Write out the listing below exactly, and omit any images you find in it.

### Material provided
○ ○ ○

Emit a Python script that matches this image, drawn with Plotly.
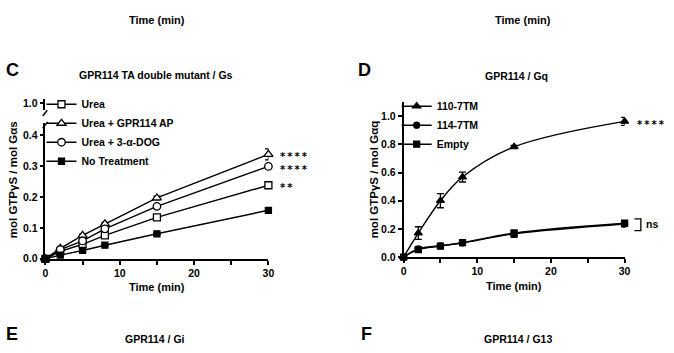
import plotly.graph_objects as go

W, H = 674, 353
def X(px): return px / W
def Y(py): return 1 - py / H

# ---------------- data ----------------
time_min = [0, 2, 5, 8, 15, 30]
x_ticks = [0, 5, 10, 15, 20, 25, 30]
x_ticktext = ["0", "", "10", "", "20", "", "30"]

# Panel C: GPR114 TA double mutant / Gs
c_urea = [0, 0.024, 0.047, 0.076, 0.134, 0.238]
c_urea_ap = [0, 0.034, 0.076, 0.113, 0.197, 0.338]
c_urea_dog = [0, 0.030, 0.058, 0.097, 0.170, 0.299]
c_none = [0, 0.012, 0.027, 0.044, 0.081, 0.157]
c_urea_err = [0, 0.003, 0.003, 0.004, 0.004, 0.005]
c_urea_ap_err = [0, 0.004, 0.004, 0.005, 0.006, 0.018]
c_urea_dog_err = [0, 0.003, 0.003, 0.004, 0.005, 0.006]
c_none_err = [0, 0.002, 0.002, 0.003, 0.003, 0.004]
c_names = ["Urea", "Urea + GPR114 AP", "Urea + 3-α-DOG", "No Treatment"]
c_y_ticks = [0.0, 0.1, 0.2, 0.3, 0.4]

# Panel D: GPR114 / Gq
d_110 = [0, 0.17, 0.40, 0.568, 0.782, 0.963]
d_110_err = [0, 0.045, 0.05, 0.035, 0.01, 0.028]
d_114 = [0, 0.058, 0.080, 0.100, 0.165, 0.235]
d_114_err = [0, 0.01, 0.012, 0.01, 0.025, 0.02]
d_empty = [0, 0.053, 0.078, 0.102, 0.170, 0.240]
d_empty_err = [0, 0.008, 0.01, 0.01, 0.02, 0.018]
d_names = ["110-7TM", "114-7TM", "Empty"]
d_y_ticks = [0.0, 0.2, 0.4, 0.6, 0.8, 1.0]

FONT = "Liberation Sans, Arial, sans-serif"
fig = go.Figure()

def add(x, y, err, name, symbol, filled, xa, ya, legend, size=7, shape="linear"):
    fig.add_trace(go.Scatter(
        x=x, y=y, name=name, mode="lines+markers", xaxis=xa, yaxis=ya,
        legend=legend, cliponaxis=False,
        line=dict(color="black", width=1.4, shape=shape),
        marker=dict(symbol=symbol, size=size,
                    color="black" if filled else "white",
                    line=dict(color="black", width=1.3)),
        error_y=dict(type="data", array=err, color="black", thickness=1.3, width=3.5),
    ))

add(time_min, c_urea, c_urea_err, c_names[0], "square", False, "x", "y", "legend", size=7)
add(time_min, c_urea_ap, c_urea_ap_err, c_names[1], "triangle-up", False, "x", "y", "legend", size=8)
add(time_min, c_urea_dog, c_urea_dog_err, c_names[2], "circle", False, "x", "y", "legend", size=7.5)
add(time_min, c_none, c_none_err, c_names[3], "square", True, "x", "y", "legend", size=6)

add(time_min, d_110, d_110_err, d_names[0], "triangle-up", True, "x2", "y2", "legend2", size=7, shape="spline")
add(time_min, d_114, d_114_err, d_names[1], "circle", True, "x2", "y2", "legend2", size=6, shape="spline")
add(time_min, d_empty, d_empty_err, d_names[2], "square", True, "x2", "y2", "legend2", size=6, shape="spline")

# invisible trace so the upper broken-axis segment exists
fig.add_trace(go.Scatter(x=[None], y=[None], xaxis="x", yaxis="y3", showlegend=False))

ax = dict(showline=True, linecolor="black", linewidth=1.5, ticks="outside",
          ticklen=4, tickwidth=1.5, tickcolor="black", showgrid=False,
          zeroline=False, tickfont=dict(size=10.5, family=FONT, color="black", weight="bold"))

fig.update_layout(
    width=W, height=H, margin=dict(l=0, r=0, t=0, b=0),
    paper_bgcolor="white", plot_bgcolor="white",
    font=dict(family=FONT, size=10, color="black", weight="bold"),
    xaxis=dict(**ax, domain=[X(43), X(269)], range=[0, 30], anchor="y",
               tickvals=x_ticks, ticktext=x_ticktext),
    yaxis=dict(**ax, domain=[Y(262.5), Y(123)], range=[0, 0.44], anchor="x",
               tickvals=c_y_ticks, tickformat=".1f"),
    yaxis3=dict(**ax, domain=[Y(110), Y(99)], range=[1.0 - 0.0230, 1.0 + 0.0116],
                anchor="x", tickvals=[1.0], tickformat=".1f"),
    xaxis2=dict(**ax, domain=[X(406), X(630)], range=[0, 30], anchor="y2",
                tickvals=x_ticks, ticktext=x_ticktext),
    yaxis2=dict(**ax, domain=[Y(260.7), Y(101.7)], range=[0, 1.1], anchor="x2",
                tickvals=d_y_ticks, tickformat=".1f"),
    legend=dict(x=X(39), y=Y(89), xanchor="left", yanchor="top",
                bgcolor="rgba(0,0,0,0)", font=dict(size=10.5), itemwidth=30,
                tracegroupgap=0),
    legend2=dict(x=X(399), y=Y(91), xanchor="left", yanchor="top",
                 bgcolor="rgba(0,0,0,0)", font=dict(size=10.5), itemwidth=30,
                 tracegroupgap=0),
    showlegend=True,
)

# broken axis slashes
for (x0, y0, x1, y1) in [(40.3, 116, 44.8, 110), (40.3, 128.5, 45.2, 122)]:
    fig.add_shape(type="line", xref="paper", yref="paper",
                  x0=X(x0), y0=Y(y0), x1=X(x1), y1=Y(y1),
                  line=dict(color="black", width=1.5))
# ns bracket
fig.add_shape(type="path", xref="paper", yref="paper",
              path=f"M {X(640)} {Y(221.5)} L {X(646.5)} {Y(221.5)} L {X(646.5)} {Y(233.5)} L {X(640)} {Y(233.5)}",
              line=dict(color="black", width=1.3))

def note(text, px, py, size=10, xanchor="center", angle=0, family=FONT, align="center"):
    fig.add_annotation(text=text, x=X(px), y=Y(py), xref="paper", yref="paper",
                       showarrow=False, xanchor=xanchor, yanchor="middle", align=align,
                       textangle=angle, font=dict(size=size, family=family, color="black", weight="bold"))

# panel letters and titles
note("C", 9.5, 69, size=18)
note("GPR114 TA double mutant / Gs", 155, 74, size=10.5)
note("D", 366, 69, size=18)
note("GPR114 / Gq", 520, 75, size=10.5)
note("E", 9, 340, size=18)
note("GPR114 / Gi", 154, 345, size=10.5)
note("F", 368, 340, size=18)
note("GPR114 / G13", 522, 345, size=10.5)

# axis titles
note("mol GTPγS / mol Gαs", 11, 181, size=11.5, angle=-90)
note("mol GTPγS / mol Gαq", 376, 181, size=11.5, angle=-90)
note("Time (min)", 156, 291, size=11)
note("Time (min)", 518, 290, size=11)
note("Time (min)", 156, 17, size=11)
note("Time (min)", 527, 17, size=11)

# significance
STAR = "DejaVu Sans, sans-serif"
S4 = "*\u2009*\u2009*\u2009*"
note(S4 + "<br>" + S4, 279, 164, size=10, xanchor="left", family=STAR, align="left")
note("*\u2009*", 279, 189, size=10, xanchor="left", family=STAR)
note(S4, 641, 125, size=10, xanchor="left", family=STAR)
note("ns", 650, 227, size=10.5, xanchor="left")

fig.write_html("out.html")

○ ○ ○

### Task response
Emit a Python script that matches this image, drawn with Plotly.
import plotly.graph_objects as go

W, H = 674, 353
def X(px): return px / W
def Y(py): return 1 - py / H

# ---------------- data ----------------
time_min = [0, 2, 5, 8, 15, 30]
x_ticks = [0, 5, 10, 15, 20, 25, 30]
x_ticktext = ["0", "", "10", "", "20", "", "30"]

# Panel C: GPR114 TA double mutant / Gs
c_urea = [0, 0.024, 0.047, 0.076, 0.134, 0.238]
c_urea_ap = [0, 0.034, 0.076, 0.113, 0.197, 0.338]
c_urea_dog = [0, 0.030, 0.058, 0.097, 0.170, 0.299]
c_none = [0, 0.012, 0.027, 0.044, 0.081, 0.157]
c_urea_err = [0, 0.003, 0.003, 0.004, 0.004, 0.005]
c_urea_ap_err = [0, 0.004, 0.004, 0.005, 0.006, 0.018]
c_urea_dog_err = [0, 0.003, 0.003, 0.004, 0.005, 0.006]
c_none_err = [0, 0.002, 0.002, 0.003, 0.003, 0.004]
c_names = ["Urea", "Urea + GPR114 AP", "Urea + 3-α-DOG", "No Treatment"]
c_y_ticks = [0.0, 0.1, 0.2, 0.3, 0.4]

# Panel D: GPR114 / Gq
d_110 = [0, 0.17, 0.40, 0.568, 0.782, 0.963]
d_110_err = [0, 0.045, 0.05, 0.035, 0.01, 0.028]
d_114 = [0, 0.058, 0.080, 0.100, 0.165, 0.235]
d_114_err = [0, 0.01, 0.012, 0.01, 0.025, 0.02]
d_empty = [0, 0.053, 0.078, 0.102, 0.170, 0.240]
d_empty_err = [0, 0.008, 0.01, 0.01, 0.02, 0.018]
d_names = ["110-7TM", "114-7TM", "Empty"]
d_y_ticks = [0.0, 0.2, 0.4, 0.6, 0.8, 1.0]

FONT = "Liberation Sans, Arial, sans-serif"
fig = go.Figure()

def add(x, y, err, name, symbol, filled, xa, ya, legend, size=7, shape="linear"):
    fig.add_trace(go.Scatter(
        x=x, y=y, name=name, mode="lines+markers", xaxis=xa, yaxis=ya,
        legend=legend, cliponaxis=False,
        line=dict(color="black", width=1.4, shape=shape),
        marker=dict(symbol=symbol, size=size,
                    color="black" if filled else "white",
                    line=dict(color="black", width=1.3)),
        error_y=dict(type="data", array=err, color="black", thickness=1.3, width=3.5),
    ))

add(time_min, c_urea, c_urea_err, c_names[0], "square", False, "x", "y", "legend", size=7)
add(time_min, c_urea_ap, c_urea_ap_err, c_names[1], "triangle-up", False, "x", "y", "legend", size=8)
add(time_min, c_urea_dog, c_urea_dog_err, c_names[2], "circle", False, "x", "y", "legend", size=7.5)
add(time_min, c_none, c_none_err, c_names[3], "square", True, "x", "y", "legend", size=6)

add(time_min, d_110, d_110_err, d_names[0], "triangle-up", True, "x2", "y2", "legend2", size=7, shape="spline")
add(time_min, d_114, d_114_err, d_names[1], "circle", True, "x2", "y2", "legend2", size=6, shape="spline")
add(time_min, d_empty, d_empty_err, d_names[2], "square", True, "x2", "y2", "legend2", size=6, shape="spline")

# invisible trace so the upper broken-axis segment exists
fig.add_trace(go.Scatter(x=[None], y=[None], xaxis="x", yaxis="y3", showlegend=False))

ax = dict(showline=True, linecolor="black", linewidth=1.5, ticks="outside",
          ticklen=4, tickwidth=1.5, tickcolor="black", showgrid=False,
          zeroline=False, tickfont=dict(size=10.5, family=FONT, color="black", weight="bold"))

fig.update_layout(
    width=W, height=H, margin=dict(l=0, r=0, t=0, b=0),
    paper_bgcolor="white", plot_bgcolor="white",
    font=dict(family=FONT, size=10, color="black", weight="bold"),
    xaxis=dict(**ax, domain=[X(43), X(269)], range=[0, 30], anchor="y",
               tickvals=x_ticks, ticktext=x_ticktext),
    yaxis=dict(**ax, domain=[Y(262.5), Y(123)], range=[0, 0.44], anchor="x",
               tickvals=c_y_ticks, tickformat=".1f"),
    yaxis3=dict(**ax, domain=[Y(110), Y(99)], range=[1.0 - 0.0230, 1.0 + 0.0116],
                anchor="x", tickvals=[1.0], tickformat=".1f"),
    xaxis2=dict(**ax, domain=[X(406), X(630)], range=[0, 30], anchor="y2",
                tickvals=x_ticks, ticktext=x_ticktext),
    yaxis2=dict(**ax, domain=[Y(260.7), Y(101.7)], range=[0, 1.1], anchor="x2",
                tickvals=d_y_ticks, tickformat=".1f"),
    legend=dict(x=X(39), y=Y(89), xanchor="left", yanchor="top",
                bgcolor="rgba(0,0,0,0)", font=dict(size=10.5), itemwidth=30,
                tracegroupgap=0),
    legend2=dict(x=X(399), y=Y(91), xanchor="left", yanchor="top",
                 bgcolor="rgba(0,0,0,0)", font=dict(size=10.5), itemwidth=30,
                 tracegroupgap=0),
    showlegend=True,
)

# broken axis slashes
for (x0, y0, x1, y1) in [(40.3, 116, 44.8, 110), (40.3, 128.5, 45.2, 122)]:
    fig.add_shape(type="line", xref="paper", yref="paper",
                  x0=X(x0), y0=Y(y0), x1=X(x1), y1=Y(y1),
                  line=dict(color="black", width=1.5))
# ns bracket
fig.add_shape(type="path", xref="paper", yref="paper",
              path=f"M {X(640)} {Y(221.5)} L {X(646.5)} {Y(221.5)} L {X(646.5)} {Y(233.5)} L {X(640)} {Y(233.5)}",
              line=dict(color="black", width=1.3))

def note(text, px, py, size=10, xanchor="center", angle=0, family=FONT, align="center"):
    fig.add_annotation(text=text, x=X(px), y=Y(py), xref="paper", yref="paper",
                       showarrow=False, xanchor=xanchor, yanchor="middle", align=align,
                       textangle=angle, font=dict(size=size, family=family, color="black", weight="bold"))

# panel letters and titles
note("C", 9.5, 69, size=18)
note("GPR114 TA double mutant / Gs", 155, 74, size=10.5)
note("D", 366, 69, size=18)
note("GPR114 / Gq", 520, 75, size=10.5)
note("E", 9, 340, size=18)
note("GPR114 / Gi", 154, 345, size=10.5)
note("F", 368, 340, size=18)
note("GPR114 / G13", 522, 345, size=10.5)

# axis titles
note("mol GTPγS / mol Gαs", 11, 181, size=11.5, angle=-90)
note("mol GTPγS / mol Gαq", 376, 181, size=11.5, angle=-90)
note("Time (min)", 156, 291, size=11)
note("Time (min)", 518, 290, size=11)
note("Time (min)", 156, 17, size=11)
note("Time (min)", 527, 17, size=11)

# significance
STAR = "DejaVu Sans, sans-serif"
S4 = "*\u2009*\u2009*\u2009*"
note(S4 + "<br>" + S4, 279, 164, size=10, xanchor="left", family=STAR, align="left")
note("*\u2009*", 279, 189, size=10, xanchor="left", family=STAR)
note(S4, 641, 125, size=10, xanchor="left", family=STAR)
note("ns", 650, 227, size=10.5, xanchor="left")

fig.write_html("out.html")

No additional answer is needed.